Ex-NIMASA DG Sentenced to Seven Years Imprisonment

Davidson Iriekpen

The Federal High Court in Lagos yesterday sentenced convicted a former acting Director-General of the Nigerian Maritime Administration and Safety Agency (NIMASA), Mr. Calistus Obi, to seven years imprisonment.

The court, however, gave him an option of N42 million fine.

Justice Mojisola Olatoregun had on May 23 found him guilty of money laundering and converting the agency’s funds to personal use.

Obi was sentenced alongside Dismal Alu, who was the second defendant in the case.

But the judge discharged the defendants on counts one and three of the charge.

The court also refused to order the forfeiture of his seized assets.

The duo had been standing trial alongside two firms, Grand Pact Limited and Global Sea Investment.

They were charged with N225 million fraud.

The judge held that the prosecuting agency, the Economic and Financial Crimes Commission (EFFCC), proved the charges against them beyond reasonable doubt.

In the eight counts filed against them, the EFCC said they conspired among themselves on August 5, 2015, to convert N225 million belonging to NIMASA to their own.

The prosecution said they acted contrary to sections 15 and 18(a) of the Money Laundering (Prohibition) (Amendment) Act, 2012.

To prove the allegations, the EFCC called eight witnesses and tendered 32 exhibits.

At the close of the prosecution’s case on November 11, 2016, the convicts filed a no-case submission, insisting there was no prima facie case against them.

But in a ruling on February 21, 2017, Justice Olatoregun dismissed the no-case submission and ordered them to enter their defence.

After the judge convicted them on May 23, 2019, the EFCC urged the court to impose the maximum punishment prescribed by the law on the convicts.

The prosecuting counsel for the EFCC, Mr. Rotimi Oyedepo, had told the judge that Section 15(3) of the Money Laundering (Prohibition) Act, which Obi and Alu were convicted of violating, prescribed a maximum prison term of 14 years for an offender.

He said though the law permitted the judge to exercise discretion in sentencing, the minimum limit was seven years.

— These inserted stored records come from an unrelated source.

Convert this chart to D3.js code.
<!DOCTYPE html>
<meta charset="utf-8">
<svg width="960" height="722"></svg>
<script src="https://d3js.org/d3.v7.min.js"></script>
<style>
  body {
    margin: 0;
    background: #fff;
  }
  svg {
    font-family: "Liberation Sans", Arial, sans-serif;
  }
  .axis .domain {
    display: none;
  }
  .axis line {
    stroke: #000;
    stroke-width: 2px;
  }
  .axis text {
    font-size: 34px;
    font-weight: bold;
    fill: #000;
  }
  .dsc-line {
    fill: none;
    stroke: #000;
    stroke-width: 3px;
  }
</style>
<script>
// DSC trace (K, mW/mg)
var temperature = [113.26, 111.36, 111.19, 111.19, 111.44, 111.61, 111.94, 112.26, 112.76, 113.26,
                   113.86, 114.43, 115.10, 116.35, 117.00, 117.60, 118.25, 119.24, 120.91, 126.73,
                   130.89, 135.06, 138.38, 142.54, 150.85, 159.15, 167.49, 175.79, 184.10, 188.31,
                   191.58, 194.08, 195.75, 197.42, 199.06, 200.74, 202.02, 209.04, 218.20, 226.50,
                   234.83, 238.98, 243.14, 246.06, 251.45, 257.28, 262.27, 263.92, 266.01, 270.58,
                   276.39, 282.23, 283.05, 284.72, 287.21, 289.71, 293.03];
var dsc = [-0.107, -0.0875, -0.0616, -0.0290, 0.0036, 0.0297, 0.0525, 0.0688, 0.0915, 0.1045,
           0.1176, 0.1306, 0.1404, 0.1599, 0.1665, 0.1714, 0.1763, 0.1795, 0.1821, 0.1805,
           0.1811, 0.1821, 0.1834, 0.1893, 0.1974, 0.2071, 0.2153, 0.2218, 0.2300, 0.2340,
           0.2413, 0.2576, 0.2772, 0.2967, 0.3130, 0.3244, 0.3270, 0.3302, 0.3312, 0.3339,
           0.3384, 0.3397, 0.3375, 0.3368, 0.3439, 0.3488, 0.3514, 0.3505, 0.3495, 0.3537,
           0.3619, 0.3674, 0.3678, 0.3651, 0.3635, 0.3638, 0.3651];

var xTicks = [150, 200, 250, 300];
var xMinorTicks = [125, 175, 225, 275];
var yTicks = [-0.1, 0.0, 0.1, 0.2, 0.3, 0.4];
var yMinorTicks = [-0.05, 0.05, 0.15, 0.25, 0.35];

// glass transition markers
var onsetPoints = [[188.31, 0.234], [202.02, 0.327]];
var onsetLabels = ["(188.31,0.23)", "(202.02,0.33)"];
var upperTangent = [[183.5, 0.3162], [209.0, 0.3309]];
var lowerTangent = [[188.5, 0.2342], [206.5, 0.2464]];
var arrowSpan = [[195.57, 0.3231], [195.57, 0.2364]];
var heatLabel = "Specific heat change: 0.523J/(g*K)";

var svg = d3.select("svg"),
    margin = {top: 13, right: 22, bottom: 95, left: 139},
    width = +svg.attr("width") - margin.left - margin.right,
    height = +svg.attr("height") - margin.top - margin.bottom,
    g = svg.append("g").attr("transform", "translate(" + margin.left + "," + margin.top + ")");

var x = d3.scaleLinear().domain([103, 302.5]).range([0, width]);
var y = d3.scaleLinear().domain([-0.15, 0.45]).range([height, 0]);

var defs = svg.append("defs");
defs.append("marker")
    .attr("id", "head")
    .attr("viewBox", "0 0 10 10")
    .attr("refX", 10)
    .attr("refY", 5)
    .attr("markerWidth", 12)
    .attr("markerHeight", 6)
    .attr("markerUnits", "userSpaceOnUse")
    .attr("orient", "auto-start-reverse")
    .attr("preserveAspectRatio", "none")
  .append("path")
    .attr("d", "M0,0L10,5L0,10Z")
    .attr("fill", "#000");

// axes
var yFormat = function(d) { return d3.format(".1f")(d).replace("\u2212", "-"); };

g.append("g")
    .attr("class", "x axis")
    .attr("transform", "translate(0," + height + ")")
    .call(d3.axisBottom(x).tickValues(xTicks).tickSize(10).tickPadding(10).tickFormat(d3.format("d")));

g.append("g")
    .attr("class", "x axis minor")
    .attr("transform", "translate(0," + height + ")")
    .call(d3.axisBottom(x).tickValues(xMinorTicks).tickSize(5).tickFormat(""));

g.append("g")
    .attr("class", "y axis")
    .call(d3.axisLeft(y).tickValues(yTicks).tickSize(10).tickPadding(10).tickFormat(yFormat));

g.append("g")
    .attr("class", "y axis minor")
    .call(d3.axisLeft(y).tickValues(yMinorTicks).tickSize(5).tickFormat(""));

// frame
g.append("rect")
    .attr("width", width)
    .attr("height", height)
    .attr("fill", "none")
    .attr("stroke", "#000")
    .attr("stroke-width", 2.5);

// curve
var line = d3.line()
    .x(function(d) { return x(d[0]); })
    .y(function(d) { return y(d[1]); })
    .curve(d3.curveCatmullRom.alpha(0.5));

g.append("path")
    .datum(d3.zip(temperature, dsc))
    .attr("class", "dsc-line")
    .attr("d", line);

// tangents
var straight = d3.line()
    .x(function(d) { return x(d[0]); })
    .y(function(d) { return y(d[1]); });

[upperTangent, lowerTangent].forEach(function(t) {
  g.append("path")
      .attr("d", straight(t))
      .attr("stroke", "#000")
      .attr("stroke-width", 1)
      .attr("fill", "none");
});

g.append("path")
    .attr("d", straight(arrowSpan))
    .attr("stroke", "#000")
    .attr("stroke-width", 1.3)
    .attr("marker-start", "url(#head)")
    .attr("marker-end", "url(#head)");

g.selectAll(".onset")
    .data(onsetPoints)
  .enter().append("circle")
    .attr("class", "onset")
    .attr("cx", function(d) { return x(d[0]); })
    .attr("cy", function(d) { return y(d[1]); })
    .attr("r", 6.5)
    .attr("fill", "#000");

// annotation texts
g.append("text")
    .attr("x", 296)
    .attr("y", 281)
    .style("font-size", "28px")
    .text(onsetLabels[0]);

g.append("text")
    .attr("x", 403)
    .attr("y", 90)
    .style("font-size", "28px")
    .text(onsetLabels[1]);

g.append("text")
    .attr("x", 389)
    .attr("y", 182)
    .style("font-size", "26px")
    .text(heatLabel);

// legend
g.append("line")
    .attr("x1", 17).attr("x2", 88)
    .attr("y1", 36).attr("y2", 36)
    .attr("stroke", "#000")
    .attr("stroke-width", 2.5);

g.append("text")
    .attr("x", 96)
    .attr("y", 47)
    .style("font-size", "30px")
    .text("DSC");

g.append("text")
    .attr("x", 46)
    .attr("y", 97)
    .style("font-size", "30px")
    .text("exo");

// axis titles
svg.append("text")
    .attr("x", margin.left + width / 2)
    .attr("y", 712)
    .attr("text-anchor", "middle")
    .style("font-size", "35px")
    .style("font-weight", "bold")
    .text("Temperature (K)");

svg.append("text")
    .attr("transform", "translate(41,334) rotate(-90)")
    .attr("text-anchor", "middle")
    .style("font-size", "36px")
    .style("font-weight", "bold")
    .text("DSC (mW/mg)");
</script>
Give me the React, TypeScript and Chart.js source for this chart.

He, however, argued that Obi and Alu did not qualify to enjoy the court’s discretion because they allowed the judge to go through “the rigour of full-fledged trial” rather than own up and opt for plea bargain at the start of the case.

Oyedepo said Obi and Alu’s case had presented the judiciary with “an opportunity to send a clear signal to public servants and those entrusted with public offices not to breach the trust reposed in them.”